Cet article prévoit ainsi expressément le principe de la dissolution de la société en commandite en cas de redressement judiciaire d'un commandité, sauf en cas de pluralité d'associés commandités si dans ce cas les statuts prévoient la prolongation de la société, ou que celle ci est votée à l'unanimité des associés.
En l'espèce, il n'est pas contesté que la société en commandite par actions avait pour unique associé commandité la société MARANATHA SA ; il n'est pas plus contesté que cet associé commandité a été placé en redressement judiciaire suivant jugement en date du 27 septembre 2017.
L'article 19 des statuts de la société en commandite par action prévoit certes que ' le décès, l'interdiction, la faillite personnelle, le redressement ou la liquidation judiciaire d'un associé commandité ou d'un actionnaire n'entraînent pas la dissolution de la société' ; cette possibilité, d'une continuation de la société malgré le redressement judiciaire d'un associé commandité, expressément prévue au demeurant par l'article L 222-11, ne peut cependant trouver application à la lecture du texte réglementaire qu'en présence de plusieurs associés commandités, et non comme en l'espèce lorsque cet associé commandité est unique ; il sera au demeurant observé que le même article 19 des statuts prévoit l'hypothèse d'un seul associé commandité, et d'une continuité dans ce cas de la société, mais dans le cas de la perte de qualité d'associé commandité d'une personne physique, et non dans le cas du redressement judiciaire d'un associé commandité unique personne morale ; c'est dès lors en faisant une exacte application de l'article L 222-11 expressément visé, mais aussi des statuts de la société, que le président du tribunal de commerce de MARSEILLE, par ordonnance en date du 23 octobre 2017, après avoir constaté la dissolution de plein droit de la société, et donc son état de société en liquidation, a nommé un liquidateur amiable sur le fondement de l'article L 237-19 du Code de commerce.

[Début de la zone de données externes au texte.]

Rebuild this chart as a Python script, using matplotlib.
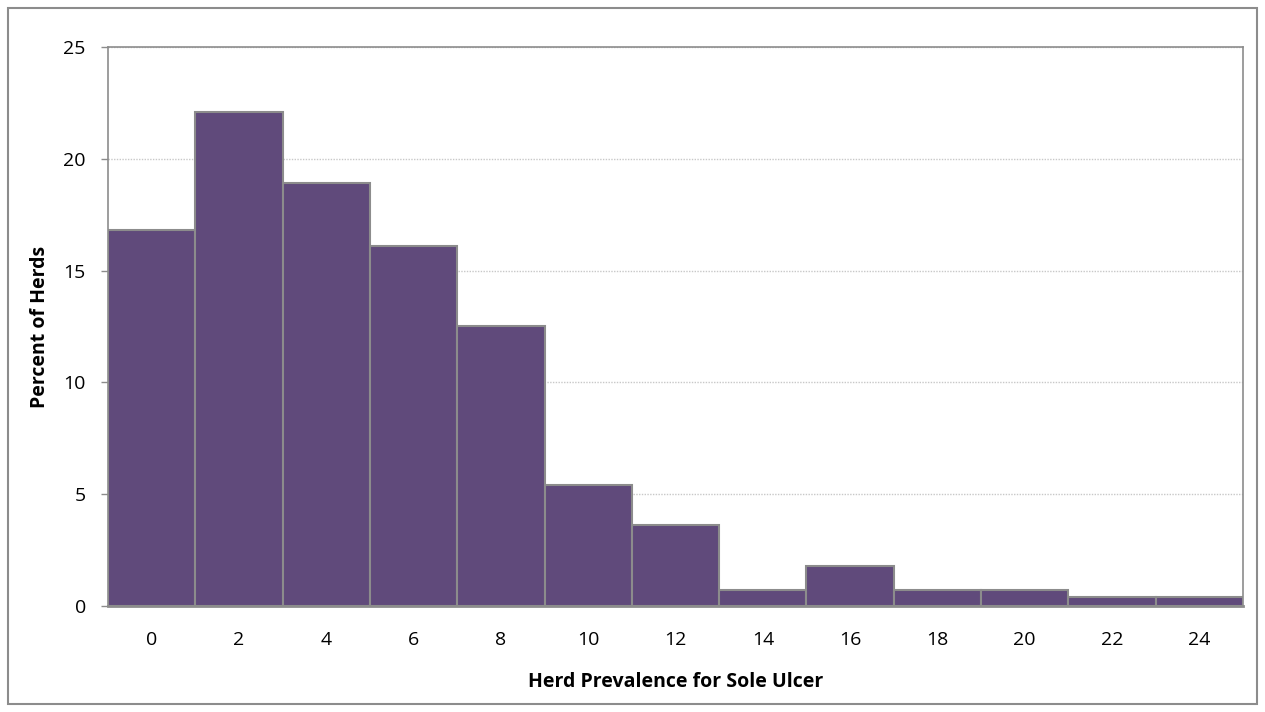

C'est dès lors, de même, à bon droit que le juge des référés a constaté que cette ordonnance était soumise aux dispositions de l'article R 237-2 du Code de commerce et aurait en conséquence du être être contestée devant le tribunal de commerce, et qu'en conséquence la demande formée devant lui était irrecevable ; il convient en conséquence de confirmer cette décision, sans même à avoir a examiner de manière surabondante la recevabilité au regard du délai de quinze jours imposé par le même article.
L'intention de nuire de l'appelant n'étant pas établie, il ne sera pas fait droit aux demandes en dommages intérêts présentées de ce chef.
Au vu des circonstances de la cause et de la situation de la partie appelante, il y a lieu de confirmer la décision de première instance relative aux frais irrépétibles, sans faire à nouveau application de l'article 700 du code de procédure civile en cause d'appel.
PAR CES MOTIFS, LA COUR
- CONFIRME l'ordonnance du juge des référés du tribunal de commerce de MARSEILLE en date du 11 juillet 2019 dans l'intégralité de ses dispositions,
Ajoutant à la décision déférée,
- DÉBOUTE les parties du surplus de leurs demandes.
- MET l'intégralité des dépens à la charge de la partie appelante, dont distraction au profit des avocats à la cause en ayant fait la demande.